Sir Brian Urquhart rightly credits Kwame Nkrumah for such an
extraordinary leadership! From this interview, it is clear that the
very slogan, "self-government within the shortest possible time", was
music to their colonialist ears! After years of intensive
indoctrination, the colonialist investments in the education of the
some of the aristocracy among the natives was paying off. They even
went as far as to create first class and second class citizens. Those
with landed property would have the right to vote, whilst those who
had nothing, became commoners without even the right to vote! Danquah
is credited to have also been instrumental in bringing the Ashanti
Kingdom under the framework of the Burns Constitution of 1946. Even
though his influence was waning rapidly after he was found steeped to
the neck in a Kyebi murder case involving human sacrifice. This
notwithstanding, JB Danquah managed to agree with the British to
disenfranchise a good majority of Ghanaians! The calls for universal
adult suffrage by Nkrumah for all Ghanaians of legal age was greeted
by howls of "communist!" from no other person than JB Danquah!
"On 12 June 1949 Nkrumah parted ways with the leadership of the UGCC
and formed the first political party in the history of Gold Coast,
namely, the Convention Peopless’ Party (CPP), to fight for
“Self-Government Now”. Initially the CPP opposed the Coussey
Constitution and on 8 January 1950 declared “positive action” that
urged a strike and non-cooperation with the colonial Government.

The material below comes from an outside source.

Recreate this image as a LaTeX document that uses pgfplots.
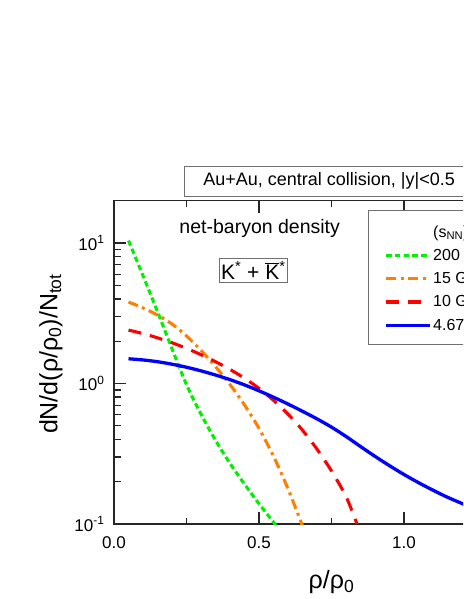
\documentclass[border=0pt]{standalone}
\usepackage{fontspec}
\setmainfont{Liberation Sans}
\usepackage{pgfplots}
\pgfplotsset{compat=1.18}
\definecolor{cGreen}{HTML}{00F000}
\definecolor{cOrange}{HTML}{FF8000}
\definecolor{cRed}{HTML}{FF0000}
\definecolor{cBlue}{HTML}{0000FF}
\definecolor{cFrame}{HTML}{707070}

\begin{document}
\begin{tikzpicture}[x=1pt,y=1pt]
  \useasboundingbox (0,0) rectangle (463,599);
  \clip (0,0) rectangle (463,599);
  \begin{axis}[
    at={(114pt,75pt)}, anchor=south west,
    scale only axis, width=435pt, height=323.3pt,
    xmin=0, xmax=1.5, ymode=log, ymin=0.1, ymax=20,
    xtick={0,0.5,1,1.5}, minor xtick={0.25,0.75,1.25},
    ytick={0.1,1,10},
    yticklabels={10\textsuperscript{-1},10\textsuperscript{0},10\textsuperscript{1}},
    /pgf/number format/assume math mode=true,
    xticklabel style={/pgf/number format/fixed, /pgf/number format/fixed zerofill,
                      /pgf/number format/precision=1, yshift=-9pt},
    yticklabel style={xshift=-6pt},
    tick label style={font=\fontsize{17}{19}\selectfont},
    tick align=inside,
    major tick length=12pt, minor tick length=6.5pt,
    axis line style={line width=1.3pt, black!85},
    every tick/.style={line width=1.3pt, black!85},
    xlabel={ρ/ρ\textsubscript{0}},
    ylabel={dN/d(ρ/ρ\textsubscript{0})/N\textsubscript{tot}},
    label style={font=\fontsize{25}{28}\selectfont},
    xlabel style={at={(axis description cs:0.5,-0.201)}, anchor=base},
    ylabel style={at={(axis description cs:-0.145,0.526)}, anchor=center},
    no markers,
    every axis plot/.append style={smooth, tension=0.5},
    legend image code/.code={\draw[#1, sharp plot] (0pt,0pt) -- (44pt,0pt);},
    legend style={at={(axis description cs:0.584,0.971)}, anchor=north west,
                  draw=cFrame, line width=0.8pt,
                  font=\fontsize{16}{18}\selectfont,
                  inner xsep=16pt, inner ysep=10.5pt, row sep=6.5pt,
                  nodes={inner xsep=1.5pt, inner ysep=2pt}},
    legend cell align=left,
  ]
    \addlegendimage{empty legend}
    \addlegendentry{(s\textsubscript{NN})\textsuperscript{1/2}}

    \addplot[cGreen, line width=3.1pt, dash pattern=on 5.5pt off 3.3pt] coordinates {
      (0.05,10.4) (0.10,5.85) (0.15,3.25) (0.20,1.766) (0.25,0.982)
      (0.30,0.605) (0.35,0.395) (0.40,0.270) (0.45,0.1925) (0.50,0.1395)
      (0.56,0.097)};
    \addlegendentry{200 GeV}

    \addplot[cOrange, line width=3.1pt, dash pattern=on 10pt off 4.5pt on 3pt off 4.5pt] coordinates {
      (0.05,3.80) (0.10,3.45) (0.15,3.07) (0.20,2.65) (0.25,2.18) (0.30,1.72)
      (0.35,1.318) (0.40,0.983) (0.45,0.704) (0.50,0.479) (0.55,0.304)
      (0.60,0.178) (0.65,0.097)};
    \addlegendentry{15 GeV}

    \addplot[cRed, line width=3.1pt, dash pattern=on 13pt off 9pt] coordinates {
      (0.05,2.40) (0.10,2.265) (0.15,2.113) (0.20,1.95) (0.25,1.778)
      (0.30,1.603) (0.35,1.429) (0.40,1.259) (0.45,1.09) (0.50,0.923)
      (0.55,0.759) (0.60,0.606) (0.65,0.465) (0.70,0.341) (0.75,0.2385)
      (0.80,0.157) (0.838,0.10)};
    \addlegendentry{10 GeV}

    \addplot[cBlue, line width=3.3pt] coordinates {
      (0.05,1.50) (0.10,1.471) (0.15,1.429) (0.20,1.372) (0.25,1.305)
      (0.30,1.230) (0.35,1.149) (0.40,1.065) (0.45,0.977) (0.50,0.887)
      (0.55,0.799) (0.60,0.714) (0.65,0.634) (0.70,0.560) (0.75,0.489)
      (0.80,0.420) (0.85,0.356) (0.90,0.303) (0.95,0.260) (1.00,0.225)
      (1.05,0.197) (1.10,0.174) (1.15,0.155) (1.20,0.140) (1.25,0.127)
      (1.30,0.116) (1.40,0.0987) (1.50,0.086)};
    \addlegendentry{4.67 GeV}
  \end{axis}

  \node[draw=cFrame, line width=0.8pt, anchor=west, minimum height=30.7pt,
        inner xsep=19pt, font=\fontsize{18}{22}\selectfont]
        at (184,417.7) {Au+Au, central collision, |y|<0.5};
  \node[anchor=base, font=\fontsize{19.5}{22}\selectfont]
        at (259.7,365) {net-baryon density};
  \node[draw=cFrame, line width=0.8pt, minimum width=68pt, minimum height=24.4pt,
        inner sep=2pt, font=\fontsize{21}{24}\selectfont]
        at (253.3,328.5) {K\textsuperscript{*} + $\overline{\mbox{K}}$\textsuperscript{*}};
\end{tikzpicture}
\end{document}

Nkrumah and his associates were arrested, tried and imprisoned for
instigating a strike. However, notwithstanding CPP’s opposition to the
Coussey Constitution it soon changed its mind and contested the first
General Elections in the history of the Gold Coast scheduled for 8
February 1951. The CPP won the General Elections securing 34 out of
the 38 popularly elected seats in the 84-member Legislative Assembly
with Nkrumah himself winning the seat for the Central Accra
Constituency obtaining 22,780 votes out of a possible 23,122. On 12
February 1951 Nkrumah was released form prison and appointed Leader of
Government Business in a cabinet of three expatriate and eight African
ministers. The Governor, however retained his reserve powers." (Very
accurate information from History of Ghana » Independence,
www.businessghana.com)
Kwame Nkrumah thus came to spearhead these struggles as a leader who
saw all Ghanaians as one people and treated all as such. as could be
seen from his entourage right from the very beginning, they
constituted primarily of Ghanaians with fundamental contradictions
with the colonial system of domination and exploitation and control of
our common destiny as a people. Thus it has to be clear right from the
onset that the disperate ethnic groups hitherto governed through the
divide and rule colonial policy of indirect rule, came together as a
united people mainly to defend themselves. It has to be obvious that
not all ghanaians were unhappy with the colonial system. those who
were directly benefitting from it could not care less, or in all
probability began to care only when this had a bearing on their
priviledges. It has to be pointed out that even though chieftaincy has
been a very potent force in governing ourselves as a people and
defending our interests in our various ehnic enclaves, before the
advent of colonialism, we must not forget that the colonial policy of
indirect rule altered its nature as a democratic institution and gave
it an authrity that made them answerable to the colonial authrities
rather than the people they represented. This colonialist alienation
of the people from their chiefs was the first condition that helped to
unite all Ghanaians irrespective of ethnic origins under the
leadership of the nationalist agitators.
It has to be noted that the chiefs and people of the Gold Coast did
not capitulate to the colonialist conquest without resistance. Our
history speaks of several wars in which some of these chiefs were
either defeated militarily or even deported from the Gold Coast.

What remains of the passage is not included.